--- BEGIN ---

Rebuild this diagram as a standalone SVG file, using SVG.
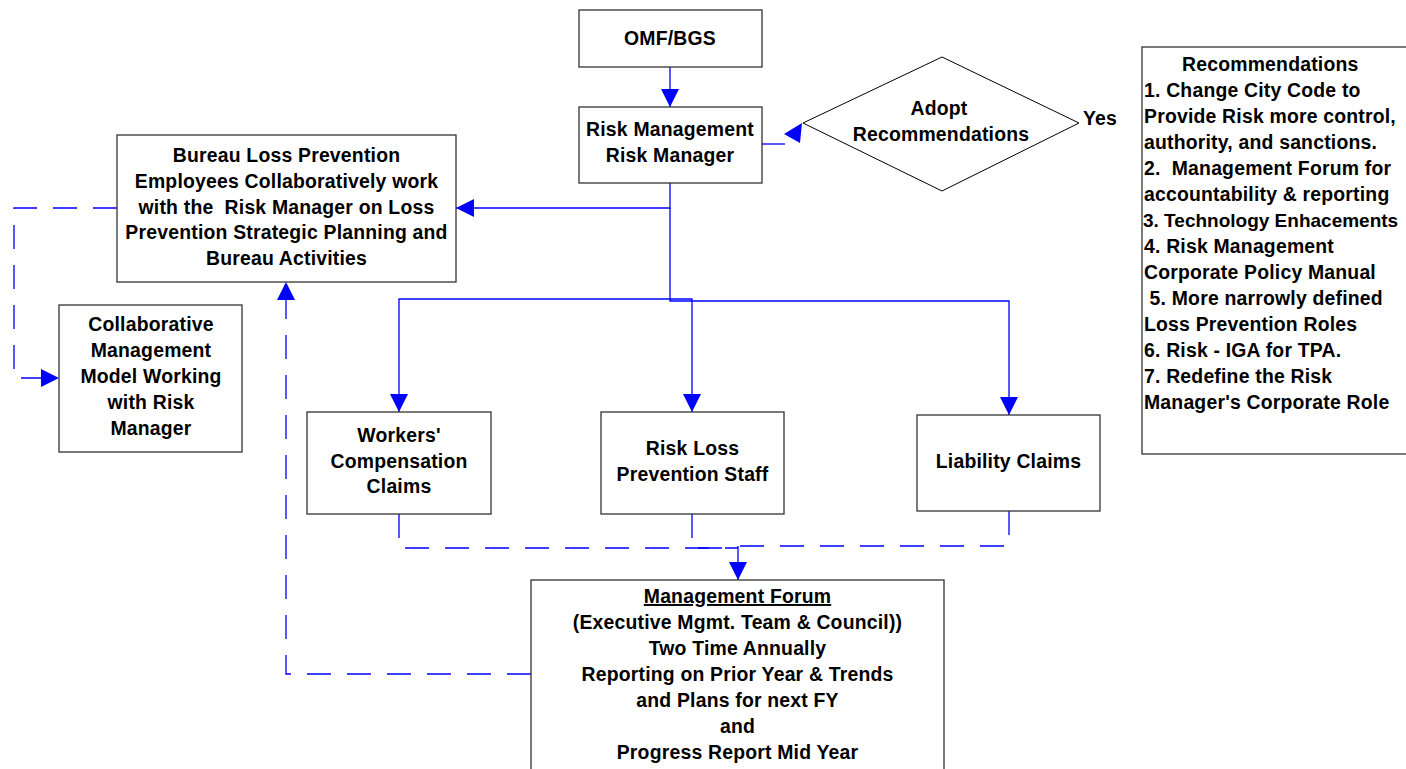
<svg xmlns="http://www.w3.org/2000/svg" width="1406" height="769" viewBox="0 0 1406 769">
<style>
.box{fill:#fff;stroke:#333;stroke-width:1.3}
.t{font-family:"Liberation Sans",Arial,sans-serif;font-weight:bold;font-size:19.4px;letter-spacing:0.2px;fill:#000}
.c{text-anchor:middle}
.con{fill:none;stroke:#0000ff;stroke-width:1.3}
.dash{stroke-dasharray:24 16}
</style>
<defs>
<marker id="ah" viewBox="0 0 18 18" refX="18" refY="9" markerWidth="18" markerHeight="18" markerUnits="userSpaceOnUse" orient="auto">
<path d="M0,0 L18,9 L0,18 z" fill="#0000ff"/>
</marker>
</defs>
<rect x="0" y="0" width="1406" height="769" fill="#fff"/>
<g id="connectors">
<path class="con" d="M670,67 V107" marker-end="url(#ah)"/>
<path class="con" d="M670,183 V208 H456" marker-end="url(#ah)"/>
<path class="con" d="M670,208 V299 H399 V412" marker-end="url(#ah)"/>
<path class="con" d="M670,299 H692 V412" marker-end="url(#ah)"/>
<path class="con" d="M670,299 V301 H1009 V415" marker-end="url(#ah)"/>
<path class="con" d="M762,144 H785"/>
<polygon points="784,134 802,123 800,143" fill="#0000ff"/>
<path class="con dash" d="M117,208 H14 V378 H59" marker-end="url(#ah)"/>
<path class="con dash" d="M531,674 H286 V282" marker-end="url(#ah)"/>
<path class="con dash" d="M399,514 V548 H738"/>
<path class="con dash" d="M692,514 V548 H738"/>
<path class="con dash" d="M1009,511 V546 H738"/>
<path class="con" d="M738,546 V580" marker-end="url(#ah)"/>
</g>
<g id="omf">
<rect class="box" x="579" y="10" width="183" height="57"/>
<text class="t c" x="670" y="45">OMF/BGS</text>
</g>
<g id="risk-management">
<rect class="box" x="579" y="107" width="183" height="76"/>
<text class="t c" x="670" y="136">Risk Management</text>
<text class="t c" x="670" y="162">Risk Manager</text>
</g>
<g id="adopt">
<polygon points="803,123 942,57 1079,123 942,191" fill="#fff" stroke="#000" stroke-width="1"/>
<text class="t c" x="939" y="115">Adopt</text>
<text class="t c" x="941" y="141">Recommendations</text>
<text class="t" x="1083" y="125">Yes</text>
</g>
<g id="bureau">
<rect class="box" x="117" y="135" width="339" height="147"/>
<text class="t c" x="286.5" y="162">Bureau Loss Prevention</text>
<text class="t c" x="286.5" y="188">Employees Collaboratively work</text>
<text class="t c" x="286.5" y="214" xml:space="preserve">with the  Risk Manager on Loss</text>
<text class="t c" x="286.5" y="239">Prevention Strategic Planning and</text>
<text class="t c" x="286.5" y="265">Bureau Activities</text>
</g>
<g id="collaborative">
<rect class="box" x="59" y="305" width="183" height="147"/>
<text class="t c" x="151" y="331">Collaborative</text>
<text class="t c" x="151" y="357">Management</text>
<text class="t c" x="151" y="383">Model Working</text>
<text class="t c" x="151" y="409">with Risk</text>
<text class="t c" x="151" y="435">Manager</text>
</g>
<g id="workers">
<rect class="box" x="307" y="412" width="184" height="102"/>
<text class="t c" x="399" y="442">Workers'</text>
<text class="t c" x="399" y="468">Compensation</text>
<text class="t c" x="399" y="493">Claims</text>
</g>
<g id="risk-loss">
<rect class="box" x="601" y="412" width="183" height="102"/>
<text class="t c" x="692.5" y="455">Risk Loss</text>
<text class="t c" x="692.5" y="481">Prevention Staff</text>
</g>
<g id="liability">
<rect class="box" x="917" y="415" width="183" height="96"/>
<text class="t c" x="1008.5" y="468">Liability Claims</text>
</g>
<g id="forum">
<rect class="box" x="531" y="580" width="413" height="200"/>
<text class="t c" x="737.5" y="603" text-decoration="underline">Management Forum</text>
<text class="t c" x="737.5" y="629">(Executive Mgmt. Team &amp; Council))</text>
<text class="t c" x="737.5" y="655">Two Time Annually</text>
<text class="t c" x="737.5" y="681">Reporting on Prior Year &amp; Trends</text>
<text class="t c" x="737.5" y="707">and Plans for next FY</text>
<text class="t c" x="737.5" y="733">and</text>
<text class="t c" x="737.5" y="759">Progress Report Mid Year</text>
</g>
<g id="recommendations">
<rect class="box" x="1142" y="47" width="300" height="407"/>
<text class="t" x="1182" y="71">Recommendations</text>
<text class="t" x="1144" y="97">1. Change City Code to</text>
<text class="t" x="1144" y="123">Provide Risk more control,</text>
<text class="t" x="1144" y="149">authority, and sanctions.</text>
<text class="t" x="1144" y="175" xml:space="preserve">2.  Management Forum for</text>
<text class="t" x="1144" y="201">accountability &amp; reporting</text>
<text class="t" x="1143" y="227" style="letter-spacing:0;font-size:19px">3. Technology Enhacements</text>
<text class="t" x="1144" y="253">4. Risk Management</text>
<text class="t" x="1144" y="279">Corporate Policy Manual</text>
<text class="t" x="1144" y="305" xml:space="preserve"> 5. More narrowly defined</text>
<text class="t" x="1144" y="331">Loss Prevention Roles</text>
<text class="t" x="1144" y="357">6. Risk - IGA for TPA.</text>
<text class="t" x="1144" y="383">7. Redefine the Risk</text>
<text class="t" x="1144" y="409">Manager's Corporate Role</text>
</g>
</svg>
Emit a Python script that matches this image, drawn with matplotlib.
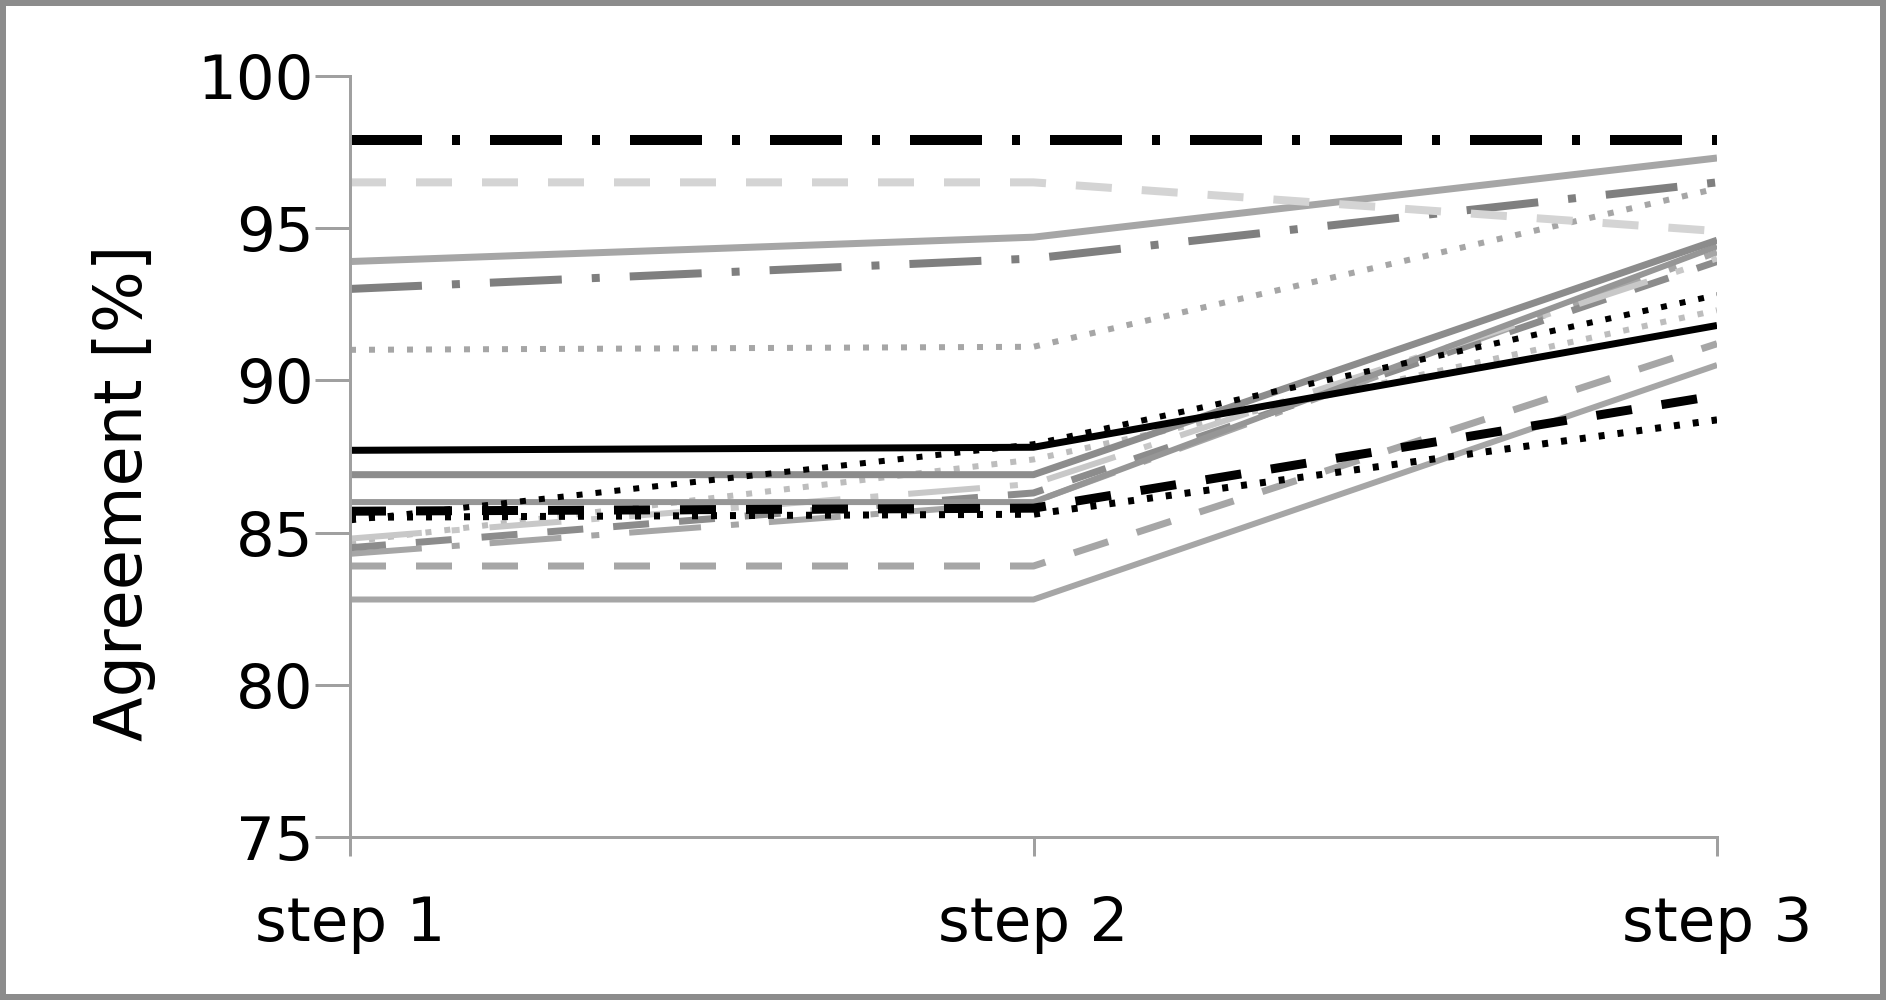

--- END ---

§ What the task asks:
The records above need to be given again exactly. Omit the pictures.

§ Written solution:
Rebuild this diagram as a standalone SVG file, using SVG.
<svg xmlns="http://www.w3.org/2000/svg" width="1406" height="769" viewBox="0 0 1406 769">
<style>
.box{fill:#fff;stroke:#333;stroke-width:1.3}
.t{font-family:"Liberation Sans",Arial,sans-serif;font-weight:bold;font-size:19.4px;letter-spacing:0.2px;fill:#000}
.c{text-anchor:middle}
.con{fill:none;stroke:#0000ff;stroke-width:1.3}
.dash{stroke-dasharray:24 16}
</style>
<defs>
<marker id="ah" viewBox="0 0 18 18" refX="18" refY="9" markerWidth="18" markerHeight="18" markerUnits="userSpaceOnUse" orient="auto">
<path d="M0,0 L18,9 L0,18 z" fill="#0000ff"/>
</marker>
</defs>
<rect x="0" y="0" width="1406" height="769" fill="#fff"/>
<g id="connectors">
<path class="con" d="M670,67 V107" marker-end="url(#ah)"/>
<path class="con" d="M670,183 V208 H456" marker-end="url(#ah)"/>
<path class="con" d="M670,208 V299 H399 V412" marker-end="url(#ah)"/>
<path class="con" d="M670,299 H692 V412" marker-end="url(#ah)"/>
<path class="con" d="M670,299 V301 H1009 V415" marker-end="url(#ah)"/>
<path class="con" d="M762,144 H785"/>
<polygon points="784,134 802,123 800,143" fill="#0000ff"/>
<path class="con dash" d="M117,208 H14 V378 H59" marker-end="url(#ah)"/>
<path class="con dash" d="M531,674 H286 V282" marker-end="url(#ah)"/>
<path class="con dash" d="M399,514 V548 H738"/>
<path class="con dash" d="M692,514 V548 H738"/>
<path class="con dash" d="M1009,511 V546 H738"/>
<path class="con" d="M738,546 V580" marker-end="url(#ah)"/>
</g>
<g id="omf">
<rect class="box" x="579" y="10" width="183" height="57"/>
<text class="t c" x="670" y="45">OMF/BGS</text>
</g>
<g id="risk-management">
<rect class="box" x="579" y="107" width="183" height="76"/>
<text class="t c" x="670" y="136">Risk Management</text>
<text class="t c" x="670" y="162">Risk Manager</text>
</g>
<g id="adopt">
<polygon points="803,123 942,57 1079,123 942,191" fill="#fff" stroke="#000" stroke-width="1"/>
<text class="t c" x="939" y="115">Adopt</text>
<text class="t c" x="941" y="141">Recommendations</text>
<text class="t" x="1083" y="125">Yes</text>
</g>
<g id="bureau">
<rect class="box" x="117" y="135" width="339" height="147"/>
<text class="t c" x="286.5" y="162">Bureau Loss Prevention</text>
<text class="t c" x="286.5" y="188">Employees Collaboratively work</text>
<text class="t c" x="286.5" y="214" xml:space="preserve">with the  Risk Manager on Loss</text>
<text class="t c" x="286.5" y="239">Prevention Strategic Planning and</text>
<text class="t c" x="286.5" y="265">Bureau Activities</text>
</g>
<g id="collaborative">
<rect class="box" x="59" y="305" width="183" height="147"/>
<text class="t c" x="151" y="331">Collaborative</text>
<text class="t c" x="151" y="357">Management</text>
<text class="t c" x="151" y="383">Model Working</text>
<text class="t c" x="151" y="409">with Risk</text>
<text class="t c" x="151" y="435">Manager</text>
</g>
<g id="workers">
<rect class="box" x="307" y="412" width="184" height="102"/>
<text class="t c" x="399" y="442">Workers'</text>
<text class="t c" x="399" y="468">Compensation</text>
<text class="t c" x="399" y="493">Claims</text>
</g>
<g id="risk-loss">
<rect class="box" x="601" y="412" width="183" height="102"/>
<text class="t c" x="692.5" y="455">Risk Loss</text>
<text class="t c" x="692.5" y="481">Prevention Staff</text>
</g>
<g id="liability">
<rect class="box" x="917" y="415" width="183" height="96"/>
<text class="t c" x="1008.5" y="468">Liability Claims</text>
</g>
<g id="forum">
<rect class="box" x="531" y="580" width="413" height="200"/>
<text class="t c" x="737.5" y="603" text-decoration="underline">Management Forum</text>
<text class="t c" x="737.5" y="629">(Executive Mgmt. Team &amp; Council))</text>
<text class="t c" x="737.5" y="655">Two Time Annually</text>
<text class="t c" x="737.5" y="681">Reporting on Prior Year &amp; Trends</text>
<text class="t c" x="737.5" y="707">and Plans for next FY</text>
<text class="t c" x="737.5" y="733">and</text>
<text class="t c" x="737.5" y="759">Progress Report Mid Year</text>
</g>
<g id="recommendations">
<rect class="box" x="1142" y="47" width="300" height="407"/>
<text class="t" x="1182" y="71">Recommendations</text>
<text class="t" x="1144" y="97">1. Change City Code to</text>
<text class="t" x="1144" y="123">Provide Risk more control,</text>
<text class="t" x="1144" y="149">authority, and sanctions.</text>
<text class="t" x="1144" y="175" xml:space="preserve">2.  Management Forum for</text>
<text class="t" x="1144" y="201">accountability &amp; reporting</text>
<text class="t" x="1143" y="227" style="letter-spacing:0;font-size:19px">3. Technology Enhacements</text>
<text class="t" x="1144" y="253">4. Risk Management</text>
<text class="t" x="1144" y="279">Corporate Policy Manual</text>
<text class="t" x="1144" y="305" xml:space="preserve"> 5. More narrowly defined</text>
<text class="t" x="1144" y="331">Loss Prevention Roles</text>
<text class="t" x="1144" y="357">6. Risk - IGA for TPA.</text>
<text class="t" x="1144" y="383">7. Redefine the Risk</text>
<text class="t" x="1144" y="409">Manager's Corporate Role</text>
</g>
</svg>
Emit a Python script that matches this image, drawn with matplotlib.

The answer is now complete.